• _EXERCISE OBJECTIVE_:
Below are records. Copy every line with "this" in it.

[Records with drawing code]
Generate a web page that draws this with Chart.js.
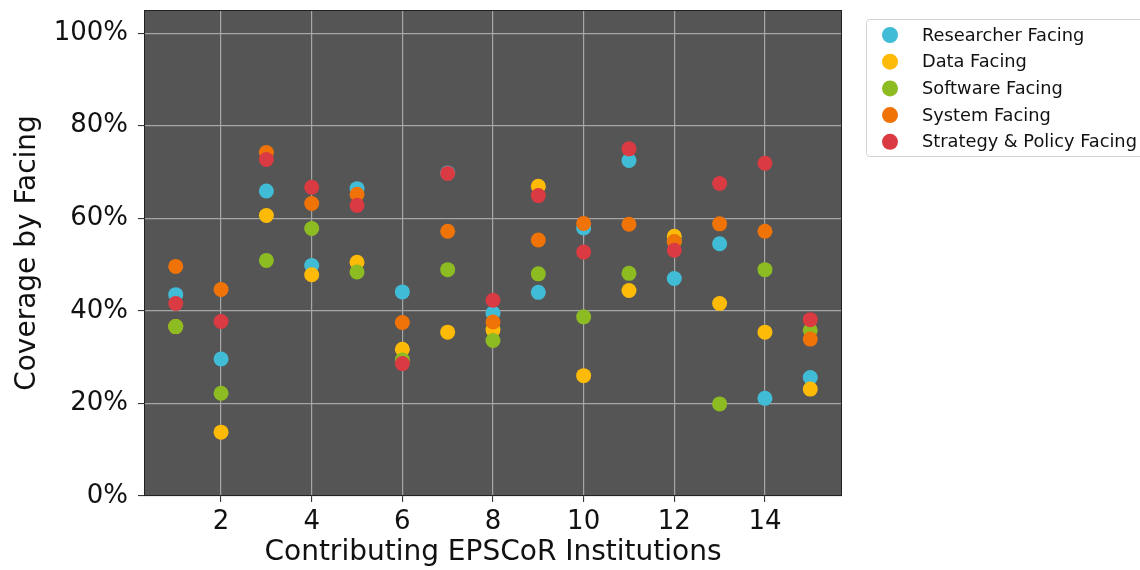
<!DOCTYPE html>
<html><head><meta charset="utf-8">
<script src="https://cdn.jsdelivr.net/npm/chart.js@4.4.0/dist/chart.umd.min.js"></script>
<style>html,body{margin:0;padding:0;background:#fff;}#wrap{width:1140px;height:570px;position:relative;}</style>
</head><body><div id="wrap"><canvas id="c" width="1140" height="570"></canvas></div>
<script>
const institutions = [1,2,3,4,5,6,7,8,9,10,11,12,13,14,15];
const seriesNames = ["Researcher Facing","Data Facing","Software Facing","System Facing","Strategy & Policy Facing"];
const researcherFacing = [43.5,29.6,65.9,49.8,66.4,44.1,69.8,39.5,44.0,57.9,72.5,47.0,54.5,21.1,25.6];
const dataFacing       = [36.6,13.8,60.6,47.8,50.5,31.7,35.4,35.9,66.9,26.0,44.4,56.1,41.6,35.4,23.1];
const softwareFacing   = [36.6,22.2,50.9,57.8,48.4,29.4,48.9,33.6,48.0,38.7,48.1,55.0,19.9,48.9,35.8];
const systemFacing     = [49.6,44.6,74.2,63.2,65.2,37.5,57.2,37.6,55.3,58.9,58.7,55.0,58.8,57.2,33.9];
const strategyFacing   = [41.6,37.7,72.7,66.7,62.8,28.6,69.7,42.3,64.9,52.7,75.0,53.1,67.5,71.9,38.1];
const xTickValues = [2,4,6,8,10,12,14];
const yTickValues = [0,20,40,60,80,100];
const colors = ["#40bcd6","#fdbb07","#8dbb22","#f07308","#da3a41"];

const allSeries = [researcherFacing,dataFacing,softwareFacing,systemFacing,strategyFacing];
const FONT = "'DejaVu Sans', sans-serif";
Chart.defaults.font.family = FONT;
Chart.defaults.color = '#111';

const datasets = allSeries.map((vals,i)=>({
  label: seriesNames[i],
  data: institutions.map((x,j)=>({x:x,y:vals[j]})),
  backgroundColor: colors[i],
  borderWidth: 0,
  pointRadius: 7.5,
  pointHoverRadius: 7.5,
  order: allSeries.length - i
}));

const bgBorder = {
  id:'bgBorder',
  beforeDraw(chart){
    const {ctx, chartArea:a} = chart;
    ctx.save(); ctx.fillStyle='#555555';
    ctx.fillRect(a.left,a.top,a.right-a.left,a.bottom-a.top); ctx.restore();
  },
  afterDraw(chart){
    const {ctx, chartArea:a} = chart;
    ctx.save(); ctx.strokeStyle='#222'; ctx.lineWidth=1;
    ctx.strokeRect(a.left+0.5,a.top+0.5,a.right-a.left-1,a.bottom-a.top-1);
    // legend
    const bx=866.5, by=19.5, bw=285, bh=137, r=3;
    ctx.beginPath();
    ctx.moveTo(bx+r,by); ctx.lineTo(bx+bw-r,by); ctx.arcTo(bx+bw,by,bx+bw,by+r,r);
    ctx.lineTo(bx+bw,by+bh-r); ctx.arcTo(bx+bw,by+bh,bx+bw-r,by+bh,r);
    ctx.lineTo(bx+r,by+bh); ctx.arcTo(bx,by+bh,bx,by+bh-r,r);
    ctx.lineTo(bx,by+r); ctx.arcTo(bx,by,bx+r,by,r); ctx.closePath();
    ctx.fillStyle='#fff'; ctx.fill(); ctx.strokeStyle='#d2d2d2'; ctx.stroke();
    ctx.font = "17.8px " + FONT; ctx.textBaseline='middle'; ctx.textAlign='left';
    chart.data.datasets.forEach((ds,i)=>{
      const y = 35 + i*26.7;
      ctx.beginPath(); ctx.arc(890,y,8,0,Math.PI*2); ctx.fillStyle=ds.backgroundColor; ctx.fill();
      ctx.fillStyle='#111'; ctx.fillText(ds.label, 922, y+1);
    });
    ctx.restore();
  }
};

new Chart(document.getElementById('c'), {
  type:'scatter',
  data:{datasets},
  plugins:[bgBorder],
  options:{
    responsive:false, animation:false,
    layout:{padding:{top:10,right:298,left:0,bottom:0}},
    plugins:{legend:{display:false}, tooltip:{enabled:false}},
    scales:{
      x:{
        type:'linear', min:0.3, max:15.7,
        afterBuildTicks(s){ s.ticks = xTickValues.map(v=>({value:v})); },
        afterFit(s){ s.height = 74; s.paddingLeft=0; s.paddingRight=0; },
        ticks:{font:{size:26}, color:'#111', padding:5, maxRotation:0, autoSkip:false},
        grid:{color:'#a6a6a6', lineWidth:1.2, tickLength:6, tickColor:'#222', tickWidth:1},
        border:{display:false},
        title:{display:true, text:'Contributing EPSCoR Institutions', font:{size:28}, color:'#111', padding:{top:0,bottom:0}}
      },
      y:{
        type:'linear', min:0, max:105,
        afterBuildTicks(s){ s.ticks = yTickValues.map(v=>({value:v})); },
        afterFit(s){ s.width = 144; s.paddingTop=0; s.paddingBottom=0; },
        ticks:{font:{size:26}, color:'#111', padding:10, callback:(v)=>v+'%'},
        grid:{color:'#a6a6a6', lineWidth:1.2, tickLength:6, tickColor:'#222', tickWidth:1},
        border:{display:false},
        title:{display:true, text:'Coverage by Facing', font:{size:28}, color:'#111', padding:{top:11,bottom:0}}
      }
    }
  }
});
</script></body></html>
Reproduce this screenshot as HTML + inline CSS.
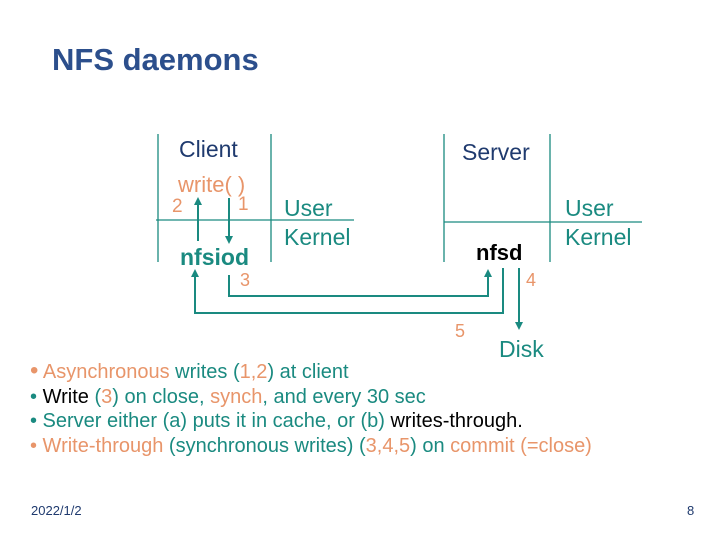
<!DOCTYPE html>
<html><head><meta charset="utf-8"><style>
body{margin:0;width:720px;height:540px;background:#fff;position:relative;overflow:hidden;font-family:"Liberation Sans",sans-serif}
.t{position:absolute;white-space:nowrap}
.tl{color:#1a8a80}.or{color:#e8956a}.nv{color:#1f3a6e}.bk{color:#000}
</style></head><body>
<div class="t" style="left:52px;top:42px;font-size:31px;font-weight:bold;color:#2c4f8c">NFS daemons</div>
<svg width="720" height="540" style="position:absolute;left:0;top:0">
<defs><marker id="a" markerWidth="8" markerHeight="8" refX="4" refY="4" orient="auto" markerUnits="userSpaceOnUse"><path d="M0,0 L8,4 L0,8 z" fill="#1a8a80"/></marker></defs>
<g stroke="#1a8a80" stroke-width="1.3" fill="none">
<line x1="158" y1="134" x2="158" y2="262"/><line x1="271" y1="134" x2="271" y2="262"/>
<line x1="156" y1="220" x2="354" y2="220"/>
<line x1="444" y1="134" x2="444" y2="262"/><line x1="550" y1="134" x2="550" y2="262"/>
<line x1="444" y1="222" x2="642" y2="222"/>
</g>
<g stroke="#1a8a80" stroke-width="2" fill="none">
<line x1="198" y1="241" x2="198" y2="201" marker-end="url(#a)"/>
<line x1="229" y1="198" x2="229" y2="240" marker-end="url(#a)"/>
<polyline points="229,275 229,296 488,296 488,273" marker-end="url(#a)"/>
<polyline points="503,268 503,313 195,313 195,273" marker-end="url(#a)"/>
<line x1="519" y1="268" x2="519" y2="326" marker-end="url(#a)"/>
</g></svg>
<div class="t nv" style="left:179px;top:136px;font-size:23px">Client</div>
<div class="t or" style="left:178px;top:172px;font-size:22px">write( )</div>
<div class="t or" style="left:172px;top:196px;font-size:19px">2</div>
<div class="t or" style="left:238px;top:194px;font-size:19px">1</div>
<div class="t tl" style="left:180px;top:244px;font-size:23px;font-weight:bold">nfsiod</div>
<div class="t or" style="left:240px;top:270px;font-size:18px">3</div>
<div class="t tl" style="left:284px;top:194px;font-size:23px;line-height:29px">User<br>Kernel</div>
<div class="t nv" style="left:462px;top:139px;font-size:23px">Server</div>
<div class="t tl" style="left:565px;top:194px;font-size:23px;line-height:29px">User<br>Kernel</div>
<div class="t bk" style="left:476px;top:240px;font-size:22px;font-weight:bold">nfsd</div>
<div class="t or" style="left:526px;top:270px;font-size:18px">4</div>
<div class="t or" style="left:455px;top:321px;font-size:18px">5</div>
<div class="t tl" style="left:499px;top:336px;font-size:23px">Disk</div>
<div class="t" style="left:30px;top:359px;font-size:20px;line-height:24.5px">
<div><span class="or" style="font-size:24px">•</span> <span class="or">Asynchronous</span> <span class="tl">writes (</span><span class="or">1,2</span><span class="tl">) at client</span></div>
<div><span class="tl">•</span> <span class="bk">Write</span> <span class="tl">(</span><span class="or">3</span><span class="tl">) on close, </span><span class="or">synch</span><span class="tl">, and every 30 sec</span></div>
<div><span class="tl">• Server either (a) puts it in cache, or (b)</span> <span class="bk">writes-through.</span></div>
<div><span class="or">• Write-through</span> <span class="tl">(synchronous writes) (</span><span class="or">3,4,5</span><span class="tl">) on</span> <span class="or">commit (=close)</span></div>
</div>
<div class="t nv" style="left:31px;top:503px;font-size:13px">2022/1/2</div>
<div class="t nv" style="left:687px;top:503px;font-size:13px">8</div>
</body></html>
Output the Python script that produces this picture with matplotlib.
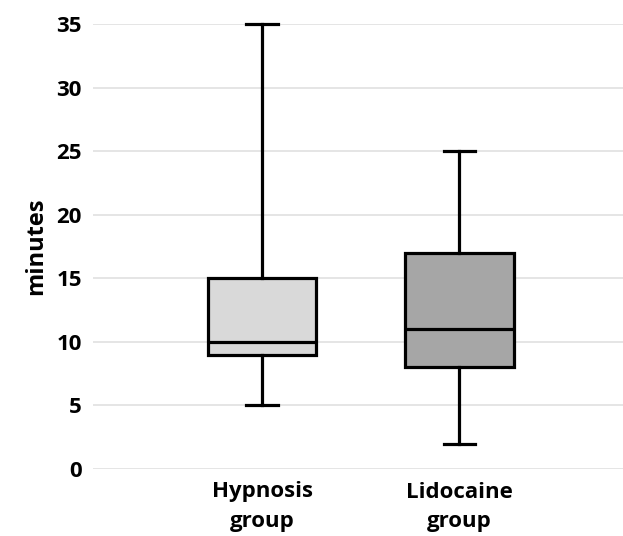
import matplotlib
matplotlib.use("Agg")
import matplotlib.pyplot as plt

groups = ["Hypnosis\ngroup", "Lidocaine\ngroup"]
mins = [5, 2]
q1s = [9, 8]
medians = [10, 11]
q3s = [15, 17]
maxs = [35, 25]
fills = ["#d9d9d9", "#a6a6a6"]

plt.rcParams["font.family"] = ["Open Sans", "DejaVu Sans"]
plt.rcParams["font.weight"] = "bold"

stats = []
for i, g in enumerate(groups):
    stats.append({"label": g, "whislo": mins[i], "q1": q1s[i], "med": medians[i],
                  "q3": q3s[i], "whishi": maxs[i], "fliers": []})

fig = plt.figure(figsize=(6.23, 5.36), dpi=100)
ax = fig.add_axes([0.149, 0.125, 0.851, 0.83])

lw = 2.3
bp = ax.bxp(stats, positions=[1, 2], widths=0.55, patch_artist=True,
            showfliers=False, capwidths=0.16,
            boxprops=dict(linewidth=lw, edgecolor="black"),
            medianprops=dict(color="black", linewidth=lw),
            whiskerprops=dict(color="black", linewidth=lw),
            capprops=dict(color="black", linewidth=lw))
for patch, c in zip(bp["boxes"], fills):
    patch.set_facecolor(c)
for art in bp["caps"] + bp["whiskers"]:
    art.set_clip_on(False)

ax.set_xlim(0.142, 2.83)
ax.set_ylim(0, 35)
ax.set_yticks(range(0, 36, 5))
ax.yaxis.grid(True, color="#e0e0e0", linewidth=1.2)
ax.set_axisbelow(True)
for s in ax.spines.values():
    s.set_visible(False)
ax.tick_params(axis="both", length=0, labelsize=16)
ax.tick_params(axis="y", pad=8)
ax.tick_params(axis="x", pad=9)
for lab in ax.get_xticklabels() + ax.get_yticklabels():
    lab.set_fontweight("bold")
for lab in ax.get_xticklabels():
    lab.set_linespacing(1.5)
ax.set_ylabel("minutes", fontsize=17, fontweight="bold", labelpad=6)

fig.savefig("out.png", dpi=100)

• _TASK RESPONSE_:
Generate a web page that draws this with Chart.js.
Reproduce this screenshot as HTML + inline CSS.
Output the Python script that produces this picture with matplotlib.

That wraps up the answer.